The anthropologist went over to them and asked why they had all run together when any one of them could have had the candy all to themselves.
The children responded: “Ubuntu. How could any one of us be happy if all the others were sad?”
How can any one of us be happy if all the others are sad? How many of our children are growing up with such an understanding of the world? How many of us operate in our everyday lives according to this principle? Because, make no mistake folks, this philosophy, Ubuntu, is the exact same philosophy demonstrated by Jesus and the disciples in our story today. This is no first-come, first-served religion we follow, my friends.

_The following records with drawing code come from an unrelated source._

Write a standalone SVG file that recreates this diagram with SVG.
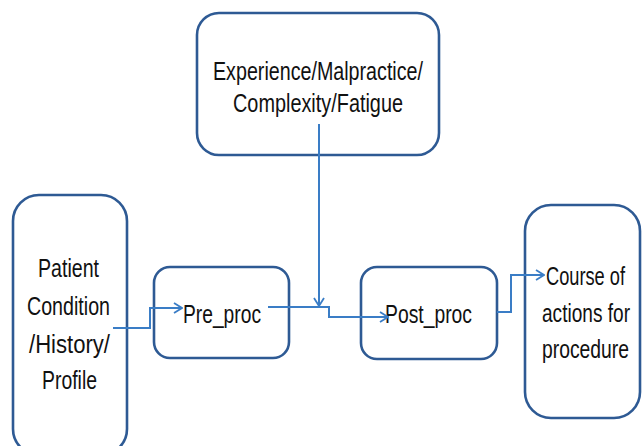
<svg xmlns="http://www.w3.org/2000/svg" width="642" height="446" viewBox="0 0 642 446">
<defs>
<style>
.box{fill:#fff;stroke:#2E5A94;stroke-width:2.6}
.t{font-family:"Liberation Sans",Arial,sans-serif;font-size:25px;fill:#111}
.c{fill:none;stroke:#3A7DC6;stroke-width:2}
</style>
<marker id="ah" viewBox="0 0 10 12" refX="9" refY="6" markerWidth="10" markerHeight="12" markerUnits="userSpaceOnUse" orient="auto">
<path d="M1,1 L9,6 L1,11" fill="none" stroke="#3A7DC6" stroke-width="1.8"/>
</marker>
</defs>
<rect width="642" height="446" fill="#fff"/>
<g id="factors">
<rect class="box" x="197" y="13" width="242" height="142" rx="22"/>
<text class="t" transform="translate(213,80) scale(0.8,1)" textLength="262.5" lengthAdjust="spacingAndGlyphs">Experience/Malpractice/</text>
<text class="t" transform="translate(233,112) scale(0.8,1)" textLength="212.5" lengthAdjust="spacingAndGlyphs">Complexity/Fatigue</text>
</g>
<g id="patient">
<rect class="box" x="13" y="195" width="114" height="260" rx="26"/>
<text class="t" transform="translate(38,277) scale(0.8,1)" textLength="76.25" lengthAdjust="spacingAndGlyphs">Patient</text>
<text class="t" transform="translate(27,315) scale(0.8,1)" textLength="103.75" lengthAdjust="spacingAndGlyphs">Condition</text>
<text class="t" transform="translate(29,353) scale(0.8,1)" textLength="101.25" lengthAdjust="spacingAndGlyphs">/History/</text>
<text class="t" transform="translate(42,389) scale(0.8,1)" textLength="68.75" lengthAdjust="spacingAndGlyphs">Profile</text>
</g>
<g id="pre">
<rect class="box" x="154" y="267" width="135" height="91" rx="16"/>
<text class="t" transform="translate(183,323) scale(0.8,1)" textLength="97.5" lengthAdjust="spacingAndGlyphs">Pre_proc</text>
</g>
<g id="post">
<rect class="box" x="361" y="267" width="136" height="92" rx="16"/>
<text class="t" transform="translate(385,323) scale(0.8,1)" textLength="108.75" lengthAdjust="spacingAndGlyphs">Post_proc</text>
</g>
<g id="course">
<rect class="box" x="525" y="205" width="115" height="213" rx="26"/>
<text class="t" transform="translate(546,285) scale(0.8,1)" textLength="98.75" lengthAdjust="spacingAndGlyphs">Course of</text>
<text class="t" transform="translate(542,322) scale(0.8,1)" textLength="110" lengthAdjust="spacingAndGlyphs">actions for</text>
<text class="t" transform="translate(542,358) scale(0.8,1)" textLength="108.75" lengthAdjust="spacingAndGlyphs">procedure</text>
</g>
<g id="connectors">
<polyline class="c" points="113,328 150,328 150,308 182,308" marker-end="url(#ah)"/>
<polyline class="c" points="319,124 319,306" marker-end="url(#ah)"/>
<polyline class="c" points="268,307 329,307 329,317 388,317" marker-end="url(#ah)"/>
<polyline class="c" points="497,312 511,312 511,275 544,275" marker-end="url(#ah)"/>
</g>
</svg>
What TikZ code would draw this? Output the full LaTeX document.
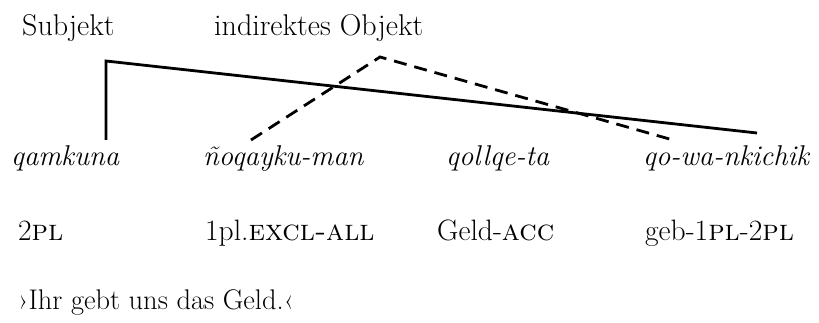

Jesus doesn’t say “Only give those who can afford it something to eat.” Jesus doesn’t say “Only give to those who look, think, smell, and act like us.” Jesus doesn’t even say “Give only the ones who are most hungry something to eat; the others have just eaten and can make it until tomorrow.” No, Jesus says, “You give THEM something to eat,” as in, “ALL of them.” Because if we are truly followers of Jesus, we are not followers of a religion that justifies and builds up the individual. If we are truly followers of Jesus, then we are deeply invested in a way of living that seeks to bring all of God’s creation into community with one another, and into harmony with God. In this, all come; and all are served. Amen.